[start]

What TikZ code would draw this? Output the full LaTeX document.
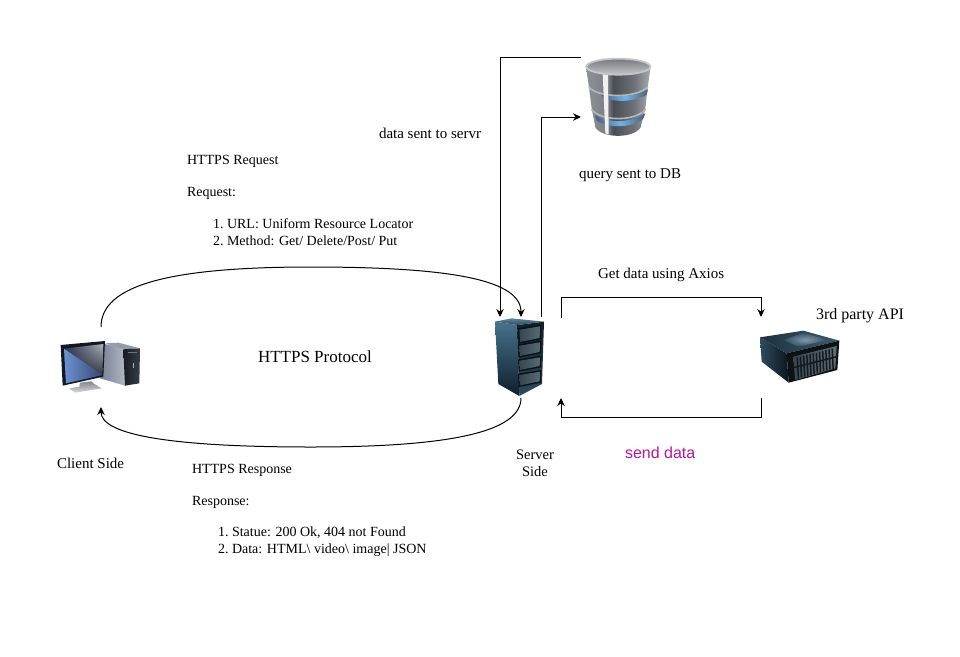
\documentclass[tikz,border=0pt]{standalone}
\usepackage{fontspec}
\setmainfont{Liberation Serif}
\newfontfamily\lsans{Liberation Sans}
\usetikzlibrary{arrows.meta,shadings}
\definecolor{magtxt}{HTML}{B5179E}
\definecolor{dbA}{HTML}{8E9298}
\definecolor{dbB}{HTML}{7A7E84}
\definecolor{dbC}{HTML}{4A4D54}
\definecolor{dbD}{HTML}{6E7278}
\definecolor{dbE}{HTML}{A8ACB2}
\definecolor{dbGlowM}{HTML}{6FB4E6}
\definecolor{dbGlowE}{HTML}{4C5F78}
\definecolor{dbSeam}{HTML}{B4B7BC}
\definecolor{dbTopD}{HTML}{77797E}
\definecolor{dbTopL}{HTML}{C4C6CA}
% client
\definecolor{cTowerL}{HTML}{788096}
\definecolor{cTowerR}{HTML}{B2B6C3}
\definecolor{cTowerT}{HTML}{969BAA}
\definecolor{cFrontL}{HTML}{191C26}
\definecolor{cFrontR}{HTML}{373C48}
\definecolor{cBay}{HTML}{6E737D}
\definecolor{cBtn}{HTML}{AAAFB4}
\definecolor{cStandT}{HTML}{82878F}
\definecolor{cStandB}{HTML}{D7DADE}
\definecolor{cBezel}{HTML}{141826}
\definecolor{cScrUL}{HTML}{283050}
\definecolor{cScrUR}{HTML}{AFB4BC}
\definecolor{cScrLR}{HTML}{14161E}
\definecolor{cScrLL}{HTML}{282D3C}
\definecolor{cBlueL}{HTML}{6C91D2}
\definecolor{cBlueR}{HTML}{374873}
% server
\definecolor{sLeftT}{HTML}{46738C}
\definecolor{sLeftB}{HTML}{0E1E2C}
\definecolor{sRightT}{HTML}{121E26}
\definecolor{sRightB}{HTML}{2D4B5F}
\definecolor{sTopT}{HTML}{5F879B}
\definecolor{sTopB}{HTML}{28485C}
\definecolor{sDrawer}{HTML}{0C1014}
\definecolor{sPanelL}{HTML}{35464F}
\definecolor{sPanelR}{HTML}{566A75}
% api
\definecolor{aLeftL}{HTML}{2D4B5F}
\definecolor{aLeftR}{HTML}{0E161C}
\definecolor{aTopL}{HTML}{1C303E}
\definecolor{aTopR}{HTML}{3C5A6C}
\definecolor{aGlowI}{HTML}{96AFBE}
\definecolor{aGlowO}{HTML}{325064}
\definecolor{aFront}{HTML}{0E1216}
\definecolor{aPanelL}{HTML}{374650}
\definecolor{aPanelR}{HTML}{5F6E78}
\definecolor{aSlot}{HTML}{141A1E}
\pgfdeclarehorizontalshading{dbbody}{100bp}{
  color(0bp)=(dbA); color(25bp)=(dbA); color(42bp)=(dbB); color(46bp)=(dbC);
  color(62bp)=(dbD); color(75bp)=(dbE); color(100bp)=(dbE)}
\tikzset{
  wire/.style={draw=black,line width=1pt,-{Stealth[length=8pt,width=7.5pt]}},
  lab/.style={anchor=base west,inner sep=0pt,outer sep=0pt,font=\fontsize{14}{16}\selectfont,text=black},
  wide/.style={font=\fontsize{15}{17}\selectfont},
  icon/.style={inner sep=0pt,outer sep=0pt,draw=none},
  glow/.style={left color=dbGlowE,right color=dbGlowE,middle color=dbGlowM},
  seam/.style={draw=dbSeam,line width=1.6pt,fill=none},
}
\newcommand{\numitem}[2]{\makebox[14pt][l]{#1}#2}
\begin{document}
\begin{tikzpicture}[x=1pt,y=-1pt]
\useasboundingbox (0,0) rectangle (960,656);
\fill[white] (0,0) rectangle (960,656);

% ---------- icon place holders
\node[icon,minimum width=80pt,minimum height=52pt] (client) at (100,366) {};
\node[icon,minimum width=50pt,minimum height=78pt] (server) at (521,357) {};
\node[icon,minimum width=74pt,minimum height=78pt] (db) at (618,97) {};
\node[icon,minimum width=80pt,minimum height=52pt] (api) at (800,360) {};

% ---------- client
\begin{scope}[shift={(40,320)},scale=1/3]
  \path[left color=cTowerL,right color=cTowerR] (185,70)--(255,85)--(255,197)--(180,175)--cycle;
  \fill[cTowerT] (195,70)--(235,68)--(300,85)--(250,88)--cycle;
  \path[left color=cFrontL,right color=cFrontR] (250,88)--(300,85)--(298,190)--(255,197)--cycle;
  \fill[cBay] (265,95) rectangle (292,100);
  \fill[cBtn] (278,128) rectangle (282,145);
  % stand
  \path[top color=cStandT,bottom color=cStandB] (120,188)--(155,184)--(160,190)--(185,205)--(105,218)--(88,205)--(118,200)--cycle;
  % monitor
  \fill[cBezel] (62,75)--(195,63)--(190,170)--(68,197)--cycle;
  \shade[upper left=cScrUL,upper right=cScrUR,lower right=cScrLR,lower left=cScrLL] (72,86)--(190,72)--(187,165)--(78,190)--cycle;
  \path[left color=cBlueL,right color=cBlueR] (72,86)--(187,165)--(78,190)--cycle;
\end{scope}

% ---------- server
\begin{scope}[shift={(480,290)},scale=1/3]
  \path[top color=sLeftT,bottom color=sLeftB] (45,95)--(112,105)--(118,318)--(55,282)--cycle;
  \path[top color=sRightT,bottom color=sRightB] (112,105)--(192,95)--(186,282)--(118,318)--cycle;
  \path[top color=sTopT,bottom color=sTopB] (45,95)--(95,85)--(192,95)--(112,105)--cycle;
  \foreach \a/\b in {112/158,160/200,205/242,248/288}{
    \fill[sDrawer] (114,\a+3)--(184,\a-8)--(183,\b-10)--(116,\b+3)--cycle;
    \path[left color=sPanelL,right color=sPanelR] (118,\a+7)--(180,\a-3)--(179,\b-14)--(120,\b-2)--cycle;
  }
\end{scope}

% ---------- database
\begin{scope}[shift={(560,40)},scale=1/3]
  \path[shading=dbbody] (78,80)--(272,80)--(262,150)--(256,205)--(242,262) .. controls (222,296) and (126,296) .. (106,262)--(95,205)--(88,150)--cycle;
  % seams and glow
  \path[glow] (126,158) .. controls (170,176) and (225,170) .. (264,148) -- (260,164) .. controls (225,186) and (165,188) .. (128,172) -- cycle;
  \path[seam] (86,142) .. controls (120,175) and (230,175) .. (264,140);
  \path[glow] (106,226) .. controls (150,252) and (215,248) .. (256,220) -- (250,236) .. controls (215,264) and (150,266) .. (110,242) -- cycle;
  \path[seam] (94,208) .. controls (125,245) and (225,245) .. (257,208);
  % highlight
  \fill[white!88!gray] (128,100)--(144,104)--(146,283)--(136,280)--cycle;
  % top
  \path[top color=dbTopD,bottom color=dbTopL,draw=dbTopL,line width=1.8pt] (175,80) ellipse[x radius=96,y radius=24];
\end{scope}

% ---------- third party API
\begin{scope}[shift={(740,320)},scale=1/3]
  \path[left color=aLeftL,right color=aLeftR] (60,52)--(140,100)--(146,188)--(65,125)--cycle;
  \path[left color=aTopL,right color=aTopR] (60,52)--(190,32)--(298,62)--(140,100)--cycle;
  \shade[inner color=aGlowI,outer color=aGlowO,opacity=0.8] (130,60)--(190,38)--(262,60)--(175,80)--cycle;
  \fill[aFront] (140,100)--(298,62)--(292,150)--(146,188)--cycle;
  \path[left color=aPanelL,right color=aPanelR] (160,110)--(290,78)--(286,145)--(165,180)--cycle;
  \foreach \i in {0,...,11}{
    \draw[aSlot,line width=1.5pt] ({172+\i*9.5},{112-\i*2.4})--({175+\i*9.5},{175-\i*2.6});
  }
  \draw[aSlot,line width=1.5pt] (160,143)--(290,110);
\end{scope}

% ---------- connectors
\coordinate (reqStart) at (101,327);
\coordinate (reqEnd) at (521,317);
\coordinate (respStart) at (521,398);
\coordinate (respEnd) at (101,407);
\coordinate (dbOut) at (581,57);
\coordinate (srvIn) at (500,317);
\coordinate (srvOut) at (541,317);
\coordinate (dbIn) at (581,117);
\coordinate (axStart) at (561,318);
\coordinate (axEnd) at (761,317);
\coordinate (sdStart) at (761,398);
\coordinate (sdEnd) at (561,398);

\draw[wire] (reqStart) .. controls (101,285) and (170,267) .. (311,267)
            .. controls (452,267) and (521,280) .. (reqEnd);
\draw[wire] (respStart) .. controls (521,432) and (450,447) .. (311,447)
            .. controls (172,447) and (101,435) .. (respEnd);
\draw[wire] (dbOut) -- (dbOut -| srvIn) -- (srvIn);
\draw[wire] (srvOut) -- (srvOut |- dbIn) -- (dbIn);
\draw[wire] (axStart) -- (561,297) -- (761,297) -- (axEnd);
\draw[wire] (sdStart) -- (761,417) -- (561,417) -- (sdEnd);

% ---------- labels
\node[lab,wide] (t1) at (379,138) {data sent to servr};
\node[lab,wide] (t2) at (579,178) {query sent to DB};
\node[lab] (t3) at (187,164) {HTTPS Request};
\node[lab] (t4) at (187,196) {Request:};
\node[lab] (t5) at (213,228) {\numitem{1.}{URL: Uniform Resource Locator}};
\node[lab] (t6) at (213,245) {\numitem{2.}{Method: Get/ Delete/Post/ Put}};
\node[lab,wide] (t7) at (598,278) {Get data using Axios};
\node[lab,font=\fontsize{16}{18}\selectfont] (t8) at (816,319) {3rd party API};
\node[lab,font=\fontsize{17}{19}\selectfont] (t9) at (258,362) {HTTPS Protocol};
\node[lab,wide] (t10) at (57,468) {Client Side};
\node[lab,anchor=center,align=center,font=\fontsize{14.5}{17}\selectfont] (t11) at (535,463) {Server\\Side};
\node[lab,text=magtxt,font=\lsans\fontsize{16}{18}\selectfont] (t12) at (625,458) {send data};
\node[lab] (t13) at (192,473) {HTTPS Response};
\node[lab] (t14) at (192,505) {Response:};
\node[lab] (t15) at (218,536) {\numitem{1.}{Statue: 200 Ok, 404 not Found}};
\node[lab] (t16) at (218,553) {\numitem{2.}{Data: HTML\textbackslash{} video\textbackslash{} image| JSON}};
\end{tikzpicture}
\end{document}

[end]
[start]

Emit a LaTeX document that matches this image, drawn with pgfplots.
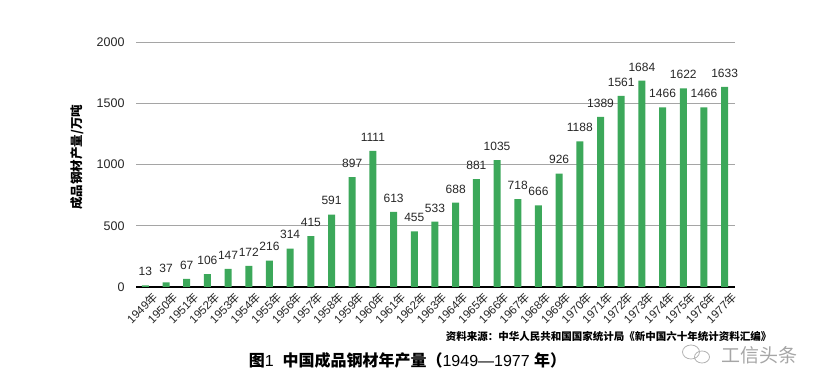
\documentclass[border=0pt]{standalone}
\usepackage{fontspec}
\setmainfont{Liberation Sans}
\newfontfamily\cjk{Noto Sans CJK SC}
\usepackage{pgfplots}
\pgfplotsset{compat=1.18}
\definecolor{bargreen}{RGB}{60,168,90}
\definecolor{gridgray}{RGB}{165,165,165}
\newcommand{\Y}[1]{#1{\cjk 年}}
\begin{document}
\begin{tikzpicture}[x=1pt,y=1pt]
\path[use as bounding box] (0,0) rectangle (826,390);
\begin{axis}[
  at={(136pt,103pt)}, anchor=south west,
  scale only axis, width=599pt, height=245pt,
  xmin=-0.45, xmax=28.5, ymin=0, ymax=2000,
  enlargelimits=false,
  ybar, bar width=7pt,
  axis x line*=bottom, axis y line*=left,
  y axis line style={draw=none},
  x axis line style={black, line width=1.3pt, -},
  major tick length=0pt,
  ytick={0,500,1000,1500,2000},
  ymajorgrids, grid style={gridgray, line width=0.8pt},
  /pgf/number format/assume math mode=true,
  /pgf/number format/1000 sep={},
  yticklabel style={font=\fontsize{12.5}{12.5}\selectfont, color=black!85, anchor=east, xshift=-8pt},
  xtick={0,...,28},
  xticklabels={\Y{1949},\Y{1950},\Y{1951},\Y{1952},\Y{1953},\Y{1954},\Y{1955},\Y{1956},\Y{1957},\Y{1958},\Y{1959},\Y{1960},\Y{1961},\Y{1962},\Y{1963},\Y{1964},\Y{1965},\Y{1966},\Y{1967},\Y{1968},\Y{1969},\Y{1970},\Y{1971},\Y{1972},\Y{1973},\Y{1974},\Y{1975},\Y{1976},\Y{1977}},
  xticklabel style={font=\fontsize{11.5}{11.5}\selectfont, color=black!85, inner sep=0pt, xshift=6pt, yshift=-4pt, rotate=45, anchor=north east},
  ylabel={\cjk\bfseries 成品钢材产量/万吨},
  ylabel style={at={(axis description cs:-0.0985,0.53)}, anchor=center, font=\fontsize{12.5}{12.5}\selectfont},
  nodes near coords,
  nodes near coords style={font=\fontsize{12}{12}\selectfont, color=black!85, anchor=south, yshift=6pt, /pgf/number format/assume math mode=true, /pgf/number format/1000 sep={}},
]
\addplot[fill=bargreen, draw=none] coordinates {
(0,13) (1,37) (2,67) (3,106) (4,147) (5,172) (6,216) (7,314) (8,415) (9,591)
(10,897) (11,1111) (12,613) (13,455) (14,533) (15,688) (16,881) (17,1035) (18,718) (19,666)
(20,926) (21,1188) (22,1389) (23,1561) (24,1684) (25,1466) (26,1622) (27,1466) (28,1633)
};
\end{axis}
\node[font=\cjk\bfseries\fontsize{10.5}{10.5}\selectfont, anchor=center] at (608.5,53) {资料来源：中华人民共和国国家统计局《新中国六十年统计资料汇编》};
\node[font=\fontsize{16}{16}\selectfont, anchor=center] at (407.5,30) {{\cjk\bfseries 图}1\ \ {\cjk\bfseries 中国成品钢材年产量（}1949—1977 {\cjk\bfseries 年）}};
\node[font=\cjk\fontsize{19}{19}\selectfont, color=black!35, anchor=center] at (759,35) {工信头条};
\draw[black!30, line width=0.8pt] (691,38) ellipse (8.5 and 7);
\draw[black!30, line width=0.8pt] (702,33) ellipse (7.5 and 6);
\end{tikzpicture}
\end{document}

[end]

* **Your goal**
From the entries above, copy every line that holds the word "LaTeX".

* **Exercise result**
What TikZ code would draw this? Output the full LaTeX document.
Emit a LaTeX document that matches this image, drawn with pgfplots.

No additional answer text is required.